● Exercise requirements:
Leaving out the pictures, retype the lines from the beginning of the listing through the line containing "px_per_y = 460".

● Source material:
========================
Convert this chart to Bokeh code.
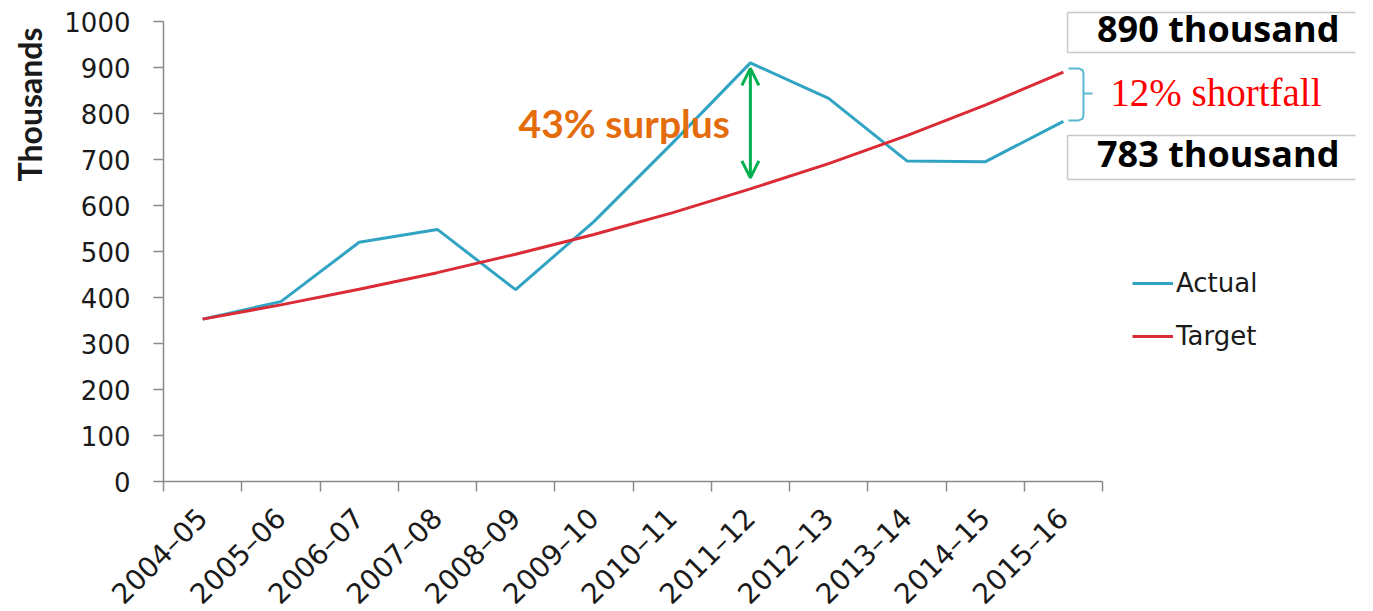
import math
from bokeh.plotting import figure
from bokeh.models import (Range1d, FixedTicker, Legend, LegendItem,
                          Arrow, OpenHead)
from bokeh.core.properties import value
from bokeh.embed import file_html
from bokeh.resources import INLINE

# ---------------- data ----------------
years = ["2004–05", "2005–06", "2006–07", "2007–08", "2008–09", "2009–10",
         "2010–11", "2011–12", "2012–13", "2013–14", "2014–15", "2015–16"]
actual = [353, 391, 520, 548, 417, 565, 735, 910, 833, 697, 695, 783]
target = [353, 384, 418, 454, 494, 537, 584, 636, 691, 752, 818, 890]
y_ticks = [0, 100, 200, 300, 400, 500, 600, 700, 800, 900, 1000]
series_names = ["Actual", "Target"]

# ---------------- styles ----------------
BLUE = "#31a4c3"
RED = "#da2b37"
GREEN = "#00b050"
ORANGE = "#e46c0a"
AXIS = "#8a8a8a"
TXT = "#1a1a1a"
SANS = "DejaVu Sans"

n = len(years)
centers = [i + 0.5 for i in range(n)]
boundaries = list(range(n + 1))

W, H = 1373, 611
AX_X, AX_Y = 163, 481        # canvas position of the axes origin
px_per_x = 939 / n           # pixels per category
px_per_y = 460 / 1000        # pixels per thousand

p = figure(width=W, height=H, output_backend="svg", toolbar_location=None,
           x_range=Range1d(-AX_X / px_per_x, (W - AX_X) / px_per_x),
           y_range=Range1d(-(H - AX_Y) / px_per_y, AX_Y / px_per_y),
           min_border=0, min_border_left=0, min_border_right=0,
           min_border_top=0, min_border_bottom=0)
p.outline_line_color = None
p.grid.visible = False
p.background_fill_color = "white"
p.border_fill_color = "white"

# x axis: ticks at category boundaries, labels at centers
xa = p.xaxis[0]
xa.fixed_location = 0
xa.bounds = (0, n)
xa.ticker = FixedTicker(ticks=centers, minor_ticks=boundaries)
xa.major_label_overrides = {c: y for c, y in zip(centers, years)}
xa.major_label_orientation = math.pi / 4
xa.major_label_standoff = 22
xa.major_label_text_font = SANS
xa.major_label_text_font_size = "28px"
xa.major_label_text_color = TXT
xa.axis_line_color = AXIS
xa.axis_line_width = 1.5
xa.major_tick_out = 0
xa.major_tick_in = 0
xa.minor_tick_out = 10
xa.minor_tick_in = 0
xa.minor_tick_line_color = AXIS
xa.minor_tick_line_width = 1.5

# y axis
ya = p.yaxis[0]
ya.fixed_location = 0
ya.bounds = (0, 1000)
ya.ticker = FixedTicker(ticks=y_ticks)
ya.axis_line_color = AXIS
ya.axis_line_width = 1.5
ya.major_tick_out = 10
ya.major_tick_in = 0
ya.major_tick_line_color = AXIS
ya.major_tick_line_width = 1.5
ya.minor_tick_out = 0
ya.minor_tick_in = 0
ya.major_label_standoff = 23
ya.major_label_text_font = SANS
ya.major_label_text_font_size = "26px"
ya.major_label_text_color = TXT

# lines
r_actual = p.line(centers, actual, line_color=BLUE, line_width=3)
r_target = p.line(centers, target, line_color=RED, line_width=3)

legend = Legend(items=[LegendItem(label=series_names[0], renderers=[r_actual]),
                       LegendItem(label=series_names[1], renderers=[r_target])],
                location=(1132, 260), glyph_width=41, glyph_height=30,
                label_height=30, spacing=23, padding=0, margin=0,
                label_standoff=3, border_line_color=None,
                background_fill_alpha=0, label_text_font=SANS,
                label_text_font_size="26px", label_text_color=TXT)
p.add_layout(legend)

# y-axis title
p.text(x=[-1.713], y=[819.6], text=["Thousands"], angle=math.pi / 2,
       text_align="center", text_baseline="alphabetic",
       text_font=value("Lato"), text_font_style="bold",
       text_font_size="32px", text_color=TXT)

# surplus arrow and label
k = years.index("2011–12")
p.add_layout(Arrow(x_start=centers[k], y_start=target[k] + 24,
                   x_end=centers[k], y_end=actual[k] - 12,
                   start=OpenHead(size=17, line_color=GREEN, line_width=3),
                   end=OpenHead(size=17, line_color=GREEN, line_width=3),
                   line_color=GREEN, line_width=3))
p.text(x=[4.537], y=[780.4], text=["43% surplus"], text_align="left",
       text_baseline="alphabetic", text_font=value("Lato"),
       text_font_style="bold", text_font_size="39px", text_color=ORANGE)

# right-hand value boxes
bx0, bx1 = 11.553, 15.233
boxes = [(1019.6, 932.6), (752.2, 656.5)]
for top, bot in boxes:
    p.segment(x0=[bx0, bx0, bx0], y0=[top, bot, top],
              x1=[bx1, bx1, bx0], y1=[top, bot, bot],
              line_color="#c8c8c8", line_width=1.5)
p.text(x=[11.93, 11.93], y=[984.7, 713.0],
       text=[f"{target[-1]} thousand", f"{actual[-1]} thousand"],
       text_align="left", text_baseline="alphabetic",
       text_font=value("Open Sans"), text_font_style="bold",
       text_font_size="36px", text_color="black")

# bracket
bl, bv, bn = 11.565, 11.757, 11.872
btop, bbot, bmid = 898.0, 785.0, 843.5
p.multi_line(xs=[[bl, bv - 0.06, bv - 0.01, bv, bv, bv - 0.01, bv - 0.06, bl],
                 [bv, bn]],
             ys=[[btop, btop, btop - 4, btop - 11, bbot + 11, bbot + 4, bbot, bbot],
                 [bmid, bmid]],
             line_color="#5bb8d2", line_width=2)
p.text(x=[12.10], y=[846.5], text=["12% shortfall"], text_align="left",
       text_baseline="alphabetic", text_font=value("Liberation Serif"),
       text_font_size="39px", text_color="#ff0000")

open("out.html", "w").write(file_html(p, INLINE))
========================
● In response:
Convert this chart to Bokeh code.
import math
from bokeh.plotting import figure
from bokeh.models import (Range1d, FixedTicker, Legend, LegendItem,
                          Arrow, OpenHead)
from bokeh.core.properties import value
from bokeh.embed import file_html
from bokeh.resources import INLINE

# ---------------- data ----------------
years = ["2004–05", "2005–06", "2006–07", "2007–08", "2008–09", "2009–10",
         "2010–11", "2011–12", "2012–13", "2013–14", "2014–15", "2015–16"]
actual = [353, 391, 520, 548, 417, 565, 735, 910, 833, 697, 695, 783]
target = [353, 384, 418, 454, 494, 537, 584, 636, 691, 752, 818, 890]
y_ticks = [0, 100, 200, 300, 400, 500, 600, 700, 800, 900, 1000]
series_names = ["Actual", "Target"]

# ---------------- styles ----------------
BLUE = "#31a4c3"
RED = "#da2b37"
GREEN = "#00b050"
ORANGE = "#e46c0a"
AXIS = "#8a8a8a"
TXT = "#1a1a1a"
SANS = "DejaVu Sans"

n = len(years)
centers = [i + 0.5 for i in range(n)]
boundaries = list(range(n + 1))

W, H = 1373, 611
AX_X, AX_Y = 163, 481        # canvas position of the axes origin
px_per_x = 939 / n           # pixels per category
px_per_y = 460 / 1000        # pixels per thousand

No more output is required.